Exercise aim
Across the entries below, how many lines contain the string "this"? Give only the count.

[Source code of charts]
===

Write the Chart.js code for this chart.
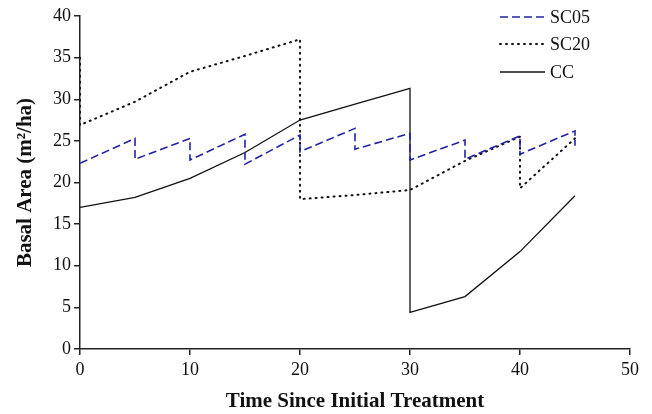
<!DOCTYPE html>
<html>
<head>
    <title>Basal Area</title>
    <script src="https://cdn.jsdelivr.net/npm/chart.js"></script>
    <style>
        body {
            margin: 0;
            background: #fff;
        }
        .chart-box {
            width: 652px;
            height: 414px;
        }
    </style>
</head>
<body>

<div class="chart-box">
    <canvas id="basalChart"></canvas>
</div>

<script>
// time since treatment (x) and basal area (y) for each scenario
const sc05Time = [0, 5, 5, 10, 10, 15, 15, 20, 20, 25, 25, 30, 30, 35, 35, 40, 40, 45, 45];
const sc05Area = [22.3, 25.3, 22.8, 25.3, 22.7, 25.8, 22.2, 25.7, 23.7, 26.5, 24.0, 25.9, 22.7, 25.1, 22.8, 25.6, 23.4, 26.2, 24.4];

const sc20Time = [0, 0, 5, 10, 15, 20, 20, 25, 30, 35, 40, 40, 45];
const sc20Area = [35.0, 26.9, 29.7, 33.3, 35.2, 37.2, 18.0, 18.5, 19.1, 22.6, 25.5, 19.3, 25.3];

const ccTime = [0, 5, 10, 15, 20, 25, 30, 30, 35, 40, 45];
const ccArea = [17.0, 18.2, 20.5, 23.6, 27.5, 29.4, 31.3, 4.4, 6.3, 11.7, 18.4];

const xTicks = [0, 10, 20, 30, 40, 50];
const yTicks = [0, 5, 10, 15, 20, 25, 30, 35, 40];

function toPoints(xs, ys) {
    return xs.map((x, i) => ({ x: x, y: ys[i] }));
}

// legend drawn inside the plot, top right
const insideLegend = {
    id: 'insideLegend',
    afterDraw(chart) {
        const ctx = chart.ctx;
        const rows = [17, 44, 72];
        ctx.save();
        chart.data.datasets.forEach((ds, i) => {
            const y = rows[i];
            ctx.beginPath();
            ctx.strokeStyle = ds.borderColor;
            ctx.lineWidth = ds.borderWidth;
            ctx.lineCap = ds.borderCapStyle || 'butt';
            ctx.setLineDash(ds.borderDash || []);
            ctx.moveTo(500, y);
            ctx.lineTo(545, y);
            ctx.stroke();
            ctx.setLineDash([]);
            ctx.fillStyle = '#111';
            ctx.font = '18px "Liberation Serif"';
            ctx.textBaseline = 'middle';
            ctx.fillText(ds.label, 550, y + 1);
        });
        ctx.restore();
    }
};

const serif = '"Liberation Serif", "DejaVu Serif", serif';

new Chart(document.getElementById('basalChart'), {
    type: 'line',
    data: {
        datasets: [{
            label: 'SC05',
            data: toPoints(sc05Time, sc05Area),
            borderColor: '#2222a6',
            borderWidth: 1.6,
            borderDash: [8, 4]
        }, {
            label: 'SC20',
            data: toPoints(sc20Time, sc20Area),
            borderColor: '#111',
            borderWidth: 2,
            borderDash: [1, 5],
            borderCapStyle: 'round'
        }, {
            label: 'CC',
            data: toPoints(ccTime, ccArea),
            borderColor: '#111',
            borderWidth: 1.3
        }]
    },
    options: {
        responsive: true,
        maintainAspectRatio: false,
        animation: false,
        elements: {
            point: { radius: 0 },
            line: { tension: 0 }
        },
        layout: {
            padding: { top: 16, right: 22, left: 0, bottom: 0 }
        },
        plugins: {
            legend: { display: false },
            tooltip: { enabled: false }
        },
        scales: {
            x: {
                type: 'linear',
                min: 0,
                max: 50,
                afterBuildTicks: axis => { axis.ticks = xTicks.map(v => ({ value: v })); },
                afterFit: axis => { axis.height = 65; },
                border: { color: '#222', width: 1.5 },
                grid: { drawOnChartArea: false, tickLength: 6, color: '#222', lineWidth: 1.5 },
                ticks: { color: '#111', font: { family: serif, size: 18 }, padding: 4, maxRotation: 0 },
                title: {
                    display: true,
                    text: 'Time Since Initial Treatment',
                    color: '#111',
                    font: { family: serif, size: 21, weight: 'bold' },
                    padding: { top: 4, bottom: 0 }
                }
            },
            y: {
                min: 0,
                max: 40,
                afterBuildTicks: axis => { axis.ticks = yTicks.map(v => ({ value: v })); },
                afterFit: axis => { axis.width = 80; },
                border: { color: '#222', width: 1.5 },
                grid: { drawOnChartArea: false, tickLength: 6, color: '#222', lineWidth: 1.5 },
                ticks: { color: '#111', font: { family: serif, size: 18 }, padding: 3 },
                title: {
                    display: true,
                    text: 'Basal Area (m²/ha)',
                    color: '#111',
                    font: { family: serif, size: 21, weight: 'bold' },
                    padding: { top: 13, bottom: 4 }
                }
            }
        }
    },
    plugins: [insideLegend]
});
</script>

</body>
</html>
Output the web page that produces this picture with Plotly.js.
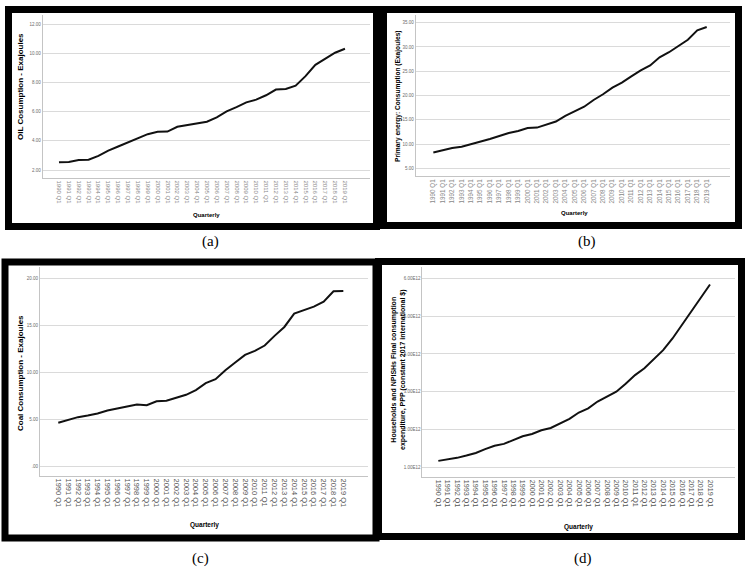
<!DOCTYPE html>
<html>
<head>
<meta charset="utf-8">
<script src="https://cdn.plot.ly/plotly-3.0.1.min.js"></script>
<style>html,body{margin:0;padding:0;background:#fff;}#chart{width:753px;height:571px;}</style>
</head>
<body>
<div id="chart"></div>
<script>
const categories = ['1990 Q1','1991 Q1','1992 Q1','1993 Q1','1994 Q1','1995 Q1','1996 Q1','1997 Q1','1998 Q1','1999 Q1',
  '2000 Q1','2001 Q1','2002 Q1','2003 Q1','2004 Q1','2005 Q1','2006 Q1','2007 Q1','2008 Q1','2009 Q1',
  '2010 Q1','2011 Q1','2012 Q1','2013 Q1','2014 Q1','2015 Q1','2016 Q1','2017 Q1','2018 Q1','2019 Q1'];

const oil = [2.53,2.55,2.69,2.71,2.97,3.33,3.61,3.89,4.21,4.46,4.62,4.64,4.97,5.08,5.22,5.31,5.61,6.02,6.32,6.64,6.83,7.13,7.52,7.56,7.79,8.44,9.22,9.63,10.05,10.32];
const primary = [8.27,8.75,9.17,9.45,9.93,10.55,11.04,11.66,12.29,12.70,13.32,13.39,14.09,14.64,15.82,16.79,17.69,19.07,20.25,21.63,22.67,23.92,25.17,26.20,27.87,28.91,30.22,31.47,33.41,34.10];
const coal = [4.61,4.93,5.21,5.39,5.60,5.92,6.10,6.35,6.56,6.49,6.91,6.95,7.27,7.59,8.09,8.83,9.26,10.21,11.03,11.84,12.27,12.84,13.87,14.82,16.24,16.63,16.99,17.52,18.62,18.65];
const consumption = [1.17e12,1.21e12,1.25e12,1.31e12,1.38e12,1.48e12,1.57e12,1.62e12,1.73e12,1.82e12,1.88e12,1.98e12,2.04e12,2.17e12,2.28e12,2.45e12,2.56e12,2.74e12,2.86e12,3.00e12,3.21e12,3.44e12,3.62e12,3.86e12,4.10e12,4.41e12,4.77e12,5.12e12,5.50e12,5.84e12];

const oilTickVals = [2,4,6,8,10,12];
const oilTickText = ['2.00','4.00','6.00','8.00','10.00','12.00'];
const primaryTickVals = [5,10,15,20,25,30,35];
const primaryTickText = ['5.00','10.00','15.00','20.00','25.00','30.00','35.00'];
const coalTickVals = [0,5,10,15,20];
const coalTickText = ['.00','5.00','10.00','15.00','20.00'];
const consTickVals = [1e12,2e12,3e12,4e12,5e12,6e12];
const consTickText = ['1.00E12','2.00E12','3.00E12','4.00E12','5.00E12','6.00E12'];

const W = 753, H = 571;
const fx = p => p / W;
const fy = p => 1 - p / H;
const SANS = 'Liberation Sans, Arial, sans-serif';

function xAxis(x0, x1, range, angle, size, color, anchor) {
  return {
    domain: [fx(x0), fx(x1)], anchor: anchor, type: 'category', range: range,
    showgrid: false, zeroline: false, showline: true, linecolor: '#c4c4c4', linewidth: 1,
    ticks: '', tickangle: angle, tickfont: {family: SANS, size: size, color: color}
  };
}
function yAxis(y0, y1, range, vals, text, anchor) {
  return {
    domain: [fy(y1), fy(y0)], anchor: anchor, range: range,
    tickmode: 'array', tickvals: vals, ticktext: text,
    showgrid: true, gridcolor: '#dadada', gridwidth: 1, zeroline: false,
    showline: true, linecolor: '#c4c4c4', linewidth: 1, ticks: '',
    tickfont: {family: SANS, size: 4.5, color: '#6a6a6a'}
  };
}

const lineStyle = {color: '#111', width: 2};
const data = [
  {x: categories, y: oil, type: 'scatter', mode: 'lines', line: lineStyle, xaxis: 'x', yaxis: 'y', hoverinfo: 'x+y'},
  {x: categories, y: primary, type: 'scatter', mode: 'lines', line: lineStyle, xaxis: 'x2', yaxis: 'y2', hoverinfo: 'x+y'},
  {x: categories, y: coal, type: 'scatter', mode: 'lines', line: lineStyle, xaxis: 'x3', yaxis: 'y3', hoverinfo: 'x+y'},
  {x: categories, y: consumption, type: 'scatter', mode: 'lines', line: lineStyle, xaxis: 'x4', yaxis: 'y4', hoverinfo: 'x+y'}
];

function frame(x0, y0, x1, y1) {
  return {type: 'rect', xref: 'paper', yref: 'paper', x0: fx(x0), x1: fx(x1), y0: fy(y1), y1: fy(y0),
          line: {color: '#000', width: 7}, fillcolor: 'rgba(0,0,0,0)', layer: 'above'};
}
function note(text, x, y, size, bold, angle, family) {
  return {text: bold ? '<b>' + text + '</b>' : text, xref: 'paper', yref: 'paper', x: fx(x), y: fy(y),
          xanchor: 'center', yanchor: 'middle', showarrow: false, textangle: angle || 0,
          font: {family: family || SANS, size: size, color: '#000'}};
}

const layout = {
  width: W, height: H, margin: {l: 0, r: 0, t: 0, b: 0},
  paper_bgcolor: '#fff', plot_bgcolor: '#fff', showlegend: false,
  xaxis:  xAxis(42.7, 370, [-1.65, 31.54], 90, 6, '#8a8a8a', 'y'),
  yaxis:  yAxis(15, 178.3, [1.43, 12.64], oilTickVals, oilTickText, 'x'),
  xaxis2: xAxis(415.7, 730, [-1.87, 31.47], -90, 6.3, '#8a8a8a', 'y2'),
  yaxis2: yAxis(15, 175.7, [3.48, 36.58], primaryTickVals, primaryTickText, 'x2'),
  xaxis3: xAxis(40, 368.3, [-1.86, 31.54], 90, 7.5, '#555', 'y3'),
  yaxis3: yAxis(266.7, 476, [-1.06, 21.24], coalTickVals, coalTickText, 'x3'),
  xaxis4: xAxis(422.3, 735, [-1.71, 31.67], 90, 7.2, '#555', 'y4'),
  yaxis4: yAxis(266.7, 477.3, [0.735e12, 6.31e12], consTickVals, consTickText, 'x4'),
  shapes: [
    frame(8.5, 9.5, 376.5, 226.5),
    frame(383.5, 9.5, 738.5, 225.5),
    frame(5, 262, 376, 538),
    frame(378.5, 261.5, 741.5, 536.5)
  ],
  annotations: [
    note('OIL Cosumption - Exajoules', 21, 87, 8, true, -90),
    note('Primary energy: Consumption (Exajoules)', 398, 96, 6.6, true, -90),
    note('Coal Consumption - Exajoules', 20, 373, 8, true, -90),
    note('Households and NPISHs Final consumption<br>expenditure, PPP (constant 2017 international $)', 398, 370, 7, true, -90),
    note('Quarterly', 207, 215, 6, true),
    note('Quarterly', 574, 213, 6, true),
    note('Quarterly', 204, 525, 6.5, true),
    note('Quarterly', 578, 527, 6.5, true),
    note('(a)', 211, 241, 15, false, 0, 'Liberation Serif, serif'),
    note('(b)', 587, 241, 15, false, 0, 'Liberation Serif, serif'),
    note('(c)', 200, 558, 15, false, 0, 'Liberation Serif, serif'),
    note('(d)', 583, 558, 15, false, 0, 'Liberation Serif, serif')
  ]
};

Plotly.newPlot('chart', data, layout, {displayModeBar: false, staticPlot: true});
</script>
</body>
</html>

===

Solved exercise
2